My first visit to Swan Hill and the Pioneer Settlement was when I was in Grade 5 or 6, and we went on a school visit. The only part I remember -- and I remember this vividly -- was going onto the paddlesteamer (non working) they have on display, the Gem, and somehow, with a group of friends, getting locked in a bathroom with a bath filled with a black, foul-smelling liquid that made me feel ill. Very ill. The room was hot and airless and the smell overpowering; soon I was dry-retching. I thought I was going to die. I think we were in there for an hour all up, though this time factor may have been exaggerated by how bad I found the experience. I couldn't quite serve out my nostalgia now, because you can walk onto the Gem, but most of it is roped off while they're doing restorative work.
I'm amazed and yet not at the number of volunteers who give their time to work there. They really add to the experience. And of course much of what they do is not in the public eye.

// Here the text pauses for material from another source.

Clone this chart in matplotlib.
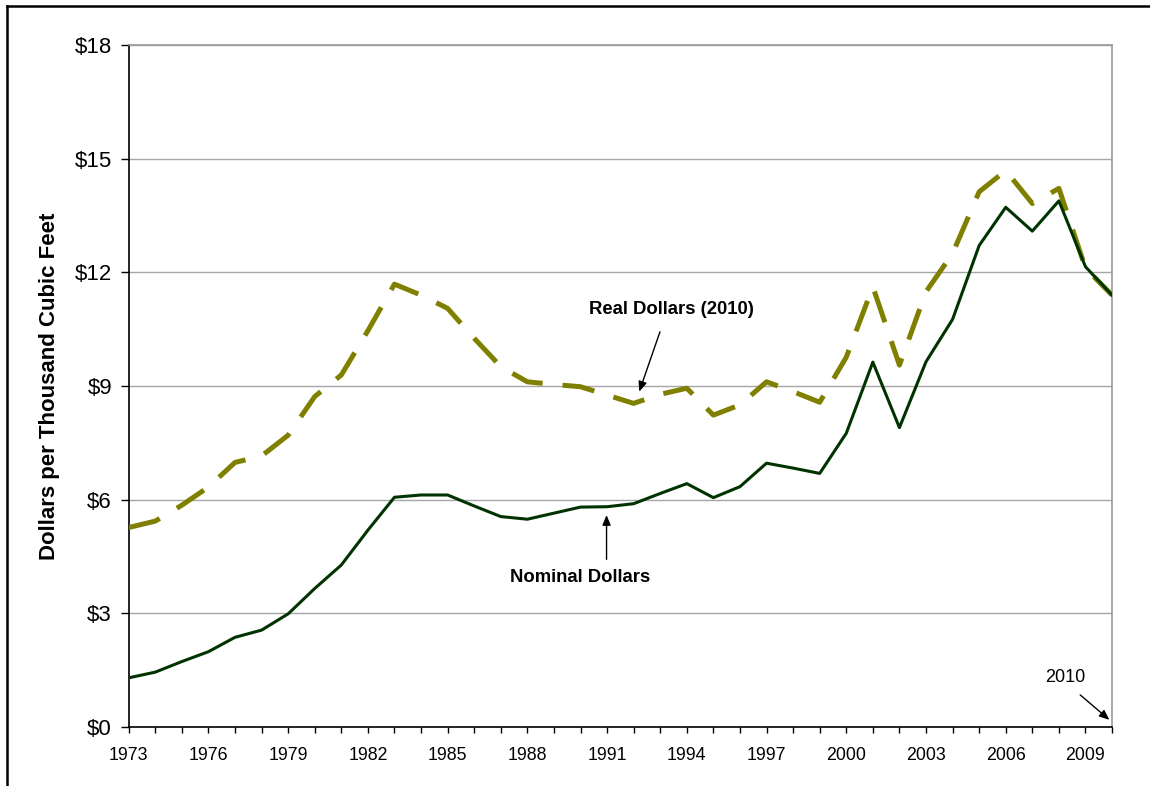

Perhaps the biggest difference between this trip and the one a few months ago was that Princess Sleepyhead wouldn't get up and get going, which is always frustrating. But I was determined not to be frustrated -- we were on holiday after all, so I took a book and read and read and read. I love reading -- what writer doesn't? -- but I find that betweeen reading students' work, reading for Poetrix and reading for work, and just the daily life stuff, I don't get nearly as much time for reading for pleasure as I should. So holidays are a great chance to catch up on some books -- in that case it was finishing off Philip Pullman's Northern Lights series, which I found very interesting. This time, I took a Mary Gentle tome away, but spent my spare time editing the chapters I've recently rewritten on my novel. Working on a novel is such an obsessive thing -- I lie in bed thinking about it, I walk around thinking about it. My characters are my constant companions. I drove Sir Talkalot mad because I bought a souvenir -- a small stuffed frog -- for one of my characters, and he couldn't understand that at all. Writers! We're all a mad lot.